Racing’s Deadliest Day

TLC (Teaching and Learning College)

Racing’s Deadliest Day

November 20, 2024 at 09:30PM

Despite, or perhaps because of, growing up in the heart of NASCAR country, I am not a fan of car racing. I am, however, a huge fan of Michael Mann, and ever since watching the movie Ferrari last Christmas, I’ve had a morbid fascination with historical crashes at racing events. Enter this piece by Darrell Hartman, which details the 1955 Le Mans disaster, in which 82 people were killed, many of them decapitated. (I do not recommend looking up video footage of the incident like I did.) In crisp prose, Hartman explains how the disaster changed motorsport forever:

The Le Mans disaster laid bare the grand illusion that motorsport had evolved beyond the bloodiness of its early years. The primitive scenes of violence from the grandstand area, which appeared in newsreels around the world, made it gruesomely clear that the sport’s safety standards had failed to keep up with the increasing speed and deadliness of its cars.

The moment marked the end of an age of innocence, which is probably one reason the scale of the 1955 Le Mans disaster has never been surpassed. Though it stands alone in this respect, the incident also served as just one example in a larger argument. Were horrific crashes like this one unavoidable? Or could more be done to prevent them without compromising the fundamental draw of the sport? The racing establishment of this era resisted self-reform, and only got serious about redefining safety standards following crashes in which innocent bystanders were killed and public outrage ensued. Le Mans was the most devastating of these disasters, but not the only one. Another was the 1957 crash during the Mille Miglia that killed two drivers and nine spectators, which led the Italian government to outlaw racing on public roads, and landed Enzo Ferrari on trial for manslaughter. 

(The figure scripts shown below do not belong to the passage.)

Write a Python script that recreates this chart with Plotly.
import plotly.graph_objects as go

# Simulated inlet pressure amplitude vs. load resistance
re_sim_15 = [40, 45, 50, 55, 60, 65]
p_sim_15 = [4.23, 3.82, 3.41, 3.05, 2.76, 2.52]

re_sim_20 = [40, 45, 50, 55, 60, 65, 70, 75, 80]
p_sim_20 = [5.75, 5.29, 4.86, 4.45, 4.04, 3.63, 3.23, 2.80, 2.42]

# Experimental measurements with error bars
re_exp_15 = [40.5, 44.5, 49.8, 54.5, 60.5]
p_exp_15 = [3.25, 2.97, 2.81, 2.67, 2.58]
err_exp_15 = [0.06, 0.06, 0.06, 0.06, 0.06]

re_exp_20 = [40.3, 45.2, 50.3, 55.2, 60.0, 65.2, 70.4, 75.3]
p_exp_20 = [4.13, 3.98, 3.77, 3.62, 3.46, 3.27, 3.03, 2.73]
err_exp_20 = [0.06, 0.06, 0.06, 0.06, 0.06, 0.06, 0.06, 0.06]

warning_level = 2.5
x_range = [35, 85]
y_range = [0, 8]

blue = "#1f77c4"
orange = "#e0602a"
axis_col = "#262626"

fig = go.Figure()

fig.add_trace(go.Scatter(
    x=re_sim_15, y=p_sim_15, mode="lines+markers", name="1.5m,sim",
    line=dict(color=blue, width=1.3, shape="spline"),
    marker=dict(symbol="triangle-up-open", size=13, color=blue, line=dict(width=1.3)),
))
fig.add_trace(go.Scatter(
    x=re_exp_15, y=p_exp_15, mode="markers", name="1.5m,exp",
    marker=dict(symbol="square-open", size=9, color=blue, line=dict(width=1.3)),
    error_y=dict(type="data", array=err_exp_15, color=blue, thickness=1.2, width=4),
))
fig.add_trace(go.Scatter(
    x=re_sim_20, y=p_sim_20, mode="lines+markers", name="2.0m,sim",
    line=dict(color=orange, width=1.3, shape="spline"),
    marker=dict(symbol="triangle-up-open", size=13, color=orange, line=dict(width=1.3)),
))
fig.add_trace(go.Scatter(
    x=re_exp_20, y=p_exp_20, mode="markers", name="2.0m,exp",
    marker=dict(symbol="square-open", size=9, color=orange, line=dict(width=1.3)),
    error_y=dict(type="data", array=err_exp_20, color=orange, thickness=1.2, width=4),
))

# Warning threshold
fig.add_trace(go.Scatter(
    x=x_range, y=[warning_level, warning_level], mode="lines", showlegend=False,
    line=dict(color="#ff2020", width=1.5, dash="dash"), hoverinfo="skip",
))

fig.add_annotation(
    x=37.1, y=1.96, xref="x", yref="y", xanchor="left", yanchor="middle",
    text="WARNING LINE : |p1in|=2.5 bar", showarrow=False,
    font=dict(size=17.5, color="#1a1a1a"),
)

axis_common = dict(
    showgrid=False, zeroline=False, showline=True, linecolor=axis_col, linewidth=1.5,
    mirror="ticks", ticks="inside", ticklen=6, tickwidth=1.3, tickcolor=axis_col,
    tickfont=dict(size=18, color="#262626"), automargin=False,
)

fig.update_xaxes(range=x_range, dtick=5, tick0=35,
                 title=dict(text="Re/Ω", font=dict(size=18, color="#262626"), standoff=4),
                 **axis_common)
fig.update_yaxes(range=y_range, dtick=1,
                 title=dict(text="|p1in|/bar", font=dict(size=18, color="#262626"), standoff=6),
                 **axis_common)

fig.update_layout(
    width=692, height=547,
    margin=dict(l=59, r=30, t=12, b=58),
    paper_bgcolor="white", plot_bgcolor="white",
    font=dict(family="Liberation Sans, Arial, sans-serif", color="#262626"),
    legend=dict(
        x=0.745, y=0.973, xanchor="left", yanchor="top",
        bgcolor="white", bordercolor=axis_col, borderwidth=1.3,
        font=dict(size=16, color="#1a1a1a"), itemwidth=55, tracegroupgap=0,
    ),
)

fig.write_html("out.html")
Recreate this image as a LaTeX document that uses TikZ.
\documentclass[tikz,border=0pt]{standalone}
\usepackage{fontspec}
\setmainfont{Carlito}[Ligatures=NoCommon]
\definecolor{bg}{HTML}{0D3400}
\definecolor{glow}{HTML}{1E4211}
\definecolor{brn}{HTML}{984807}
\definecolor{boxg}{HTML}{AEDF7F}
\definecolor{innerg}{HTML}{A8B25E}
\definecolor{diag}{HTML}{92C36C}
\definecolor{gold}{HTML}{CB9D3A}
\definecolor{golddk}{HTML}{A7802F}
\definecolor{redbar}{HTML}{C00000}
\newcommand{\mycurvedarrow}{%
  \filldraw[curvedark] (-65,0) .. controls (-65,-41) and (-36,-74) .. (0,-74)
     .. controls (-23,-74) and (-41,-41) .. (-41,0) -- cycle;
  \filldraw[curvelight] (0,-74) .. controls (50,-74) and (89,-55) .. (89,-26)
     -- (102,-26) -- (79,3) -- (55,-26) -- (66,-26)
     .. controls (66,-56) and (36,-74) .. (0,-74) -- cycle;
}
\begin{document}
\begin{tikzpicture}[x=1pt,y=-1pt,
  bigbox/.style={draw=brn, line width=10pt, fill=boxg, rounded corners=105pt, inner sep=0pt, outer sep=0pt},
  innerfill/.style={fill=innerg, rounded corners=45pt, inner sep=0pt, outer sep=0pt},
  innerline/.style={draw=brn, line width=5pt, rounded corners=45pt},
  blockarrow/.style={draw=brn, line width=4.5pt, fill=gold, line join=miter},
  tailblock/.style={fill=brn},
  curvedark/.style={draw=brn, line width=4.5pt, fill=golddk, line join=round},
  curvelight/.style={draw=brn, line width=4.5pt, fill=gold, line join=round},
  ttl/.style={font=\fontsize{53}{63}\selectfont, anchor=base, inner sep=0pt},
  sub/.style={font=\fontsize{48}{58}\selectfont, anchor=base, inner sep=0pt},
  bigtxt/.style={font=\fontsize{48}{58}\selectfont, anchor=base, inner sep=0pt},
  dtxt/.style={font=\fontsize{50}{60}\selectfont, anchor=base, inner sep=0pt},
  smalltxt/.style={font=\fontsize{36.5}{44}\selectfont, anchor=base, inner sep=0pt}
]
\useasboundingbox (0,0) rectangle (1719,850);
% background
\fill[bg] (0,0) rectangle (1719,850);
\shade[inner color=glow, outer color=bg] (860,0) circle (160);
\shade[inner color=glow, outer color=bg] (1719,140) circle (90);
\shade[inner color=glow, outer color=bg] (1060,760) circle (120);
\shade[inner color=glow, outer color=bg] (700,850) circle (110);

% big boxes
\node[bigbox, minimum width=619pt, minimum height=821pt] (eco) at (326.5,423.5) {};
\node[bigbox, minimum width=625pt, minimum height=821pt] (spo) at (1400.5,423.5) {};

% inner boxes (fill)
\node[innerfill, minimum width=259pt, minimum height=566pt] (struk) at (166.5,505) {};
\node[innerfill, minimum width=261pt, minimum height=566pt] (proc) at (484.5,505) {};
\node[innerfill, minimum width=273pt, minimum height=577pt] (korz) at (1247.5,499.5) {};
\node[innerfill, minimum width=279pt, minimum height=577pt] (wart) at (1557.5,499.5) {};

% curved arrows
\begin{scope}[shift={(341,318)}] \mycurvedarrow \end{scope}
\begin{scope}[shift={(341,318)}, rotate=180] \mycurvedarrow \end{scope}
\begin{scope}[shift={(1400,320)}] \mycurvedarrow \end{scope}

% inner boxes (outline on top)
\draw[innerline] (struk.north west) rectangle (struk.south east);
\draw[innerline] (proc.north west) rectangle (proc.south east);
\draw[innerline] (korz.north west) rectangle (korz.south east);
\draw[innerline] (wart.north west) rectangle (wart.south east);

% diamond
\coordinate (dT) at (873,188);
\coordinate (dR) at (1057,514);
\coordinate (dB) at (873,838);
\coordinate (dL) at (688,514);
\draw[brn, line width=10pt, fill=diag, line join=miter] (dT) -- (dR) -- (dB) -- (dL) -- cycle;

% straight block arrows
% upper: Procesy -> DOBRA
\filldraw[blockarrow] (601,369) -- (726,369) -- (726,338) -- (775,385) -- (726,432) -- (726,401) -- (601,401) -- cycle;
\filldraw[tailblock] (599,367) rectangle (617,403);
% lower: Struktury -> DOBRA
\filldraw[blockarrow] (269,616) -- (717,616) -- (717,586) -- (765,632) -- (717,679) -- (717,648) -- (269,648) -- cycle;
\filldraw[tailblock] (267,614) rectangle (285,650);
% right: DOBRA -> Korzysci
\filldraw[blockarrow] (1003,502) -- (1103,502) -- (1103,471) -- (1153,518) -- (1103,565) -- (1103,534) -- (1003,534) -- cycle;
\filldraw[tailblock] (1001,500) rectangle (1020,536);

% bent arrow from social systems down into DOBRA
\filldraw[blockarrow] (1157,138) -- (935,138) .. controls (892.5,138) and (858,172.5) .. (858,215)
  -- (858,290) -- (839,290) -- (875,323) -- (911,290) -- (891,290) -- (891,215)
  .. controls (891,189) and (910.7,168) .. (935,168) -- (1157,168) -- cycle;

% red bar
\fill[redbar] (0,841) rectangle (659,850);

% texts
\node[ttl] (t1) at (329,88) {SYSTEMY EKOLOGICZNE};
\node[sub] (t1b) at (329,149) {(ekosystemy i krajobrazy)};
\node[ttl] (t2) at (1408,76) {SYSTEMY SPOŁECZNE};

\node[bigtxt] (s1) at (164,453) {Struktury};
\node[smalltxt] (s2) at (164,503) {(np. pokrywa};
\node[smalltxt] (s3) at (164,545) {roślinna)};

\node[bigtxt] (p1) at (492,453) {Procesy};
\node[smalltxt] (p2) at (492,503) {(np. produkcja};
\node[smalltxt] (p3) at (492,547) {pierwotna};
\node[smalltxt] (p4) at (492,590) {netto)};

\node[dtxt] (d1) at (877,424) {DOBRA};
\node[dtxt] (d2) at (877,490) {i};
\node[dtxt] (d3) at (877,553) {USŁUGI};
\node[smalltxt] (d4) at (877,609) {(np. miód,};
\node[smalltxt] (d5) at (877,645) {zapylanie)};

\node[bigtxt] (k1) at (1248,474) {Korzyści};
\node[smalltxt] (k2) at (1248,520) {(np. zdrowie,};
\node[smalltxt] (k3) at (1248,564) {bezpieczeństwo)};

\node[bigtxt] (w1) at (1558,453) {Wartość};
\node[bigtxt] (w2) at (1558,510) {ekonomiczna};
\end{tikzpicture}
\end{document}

Change did not come swiftly. On the contrary, Formula 1’s deadliest season, in which separate accidents claimed the lives of four drivers in five months, occurred in 1958. Ferrari’s Wolfgang Von Trips and 15 spectators were killed at the 1961 Italian Grand Prix. It would take years before elite drivers stopped dying at alarming rates, and for the popular image of them as peacetime fighter pilots—fast, courageous, likely to be killed in action—to fade away.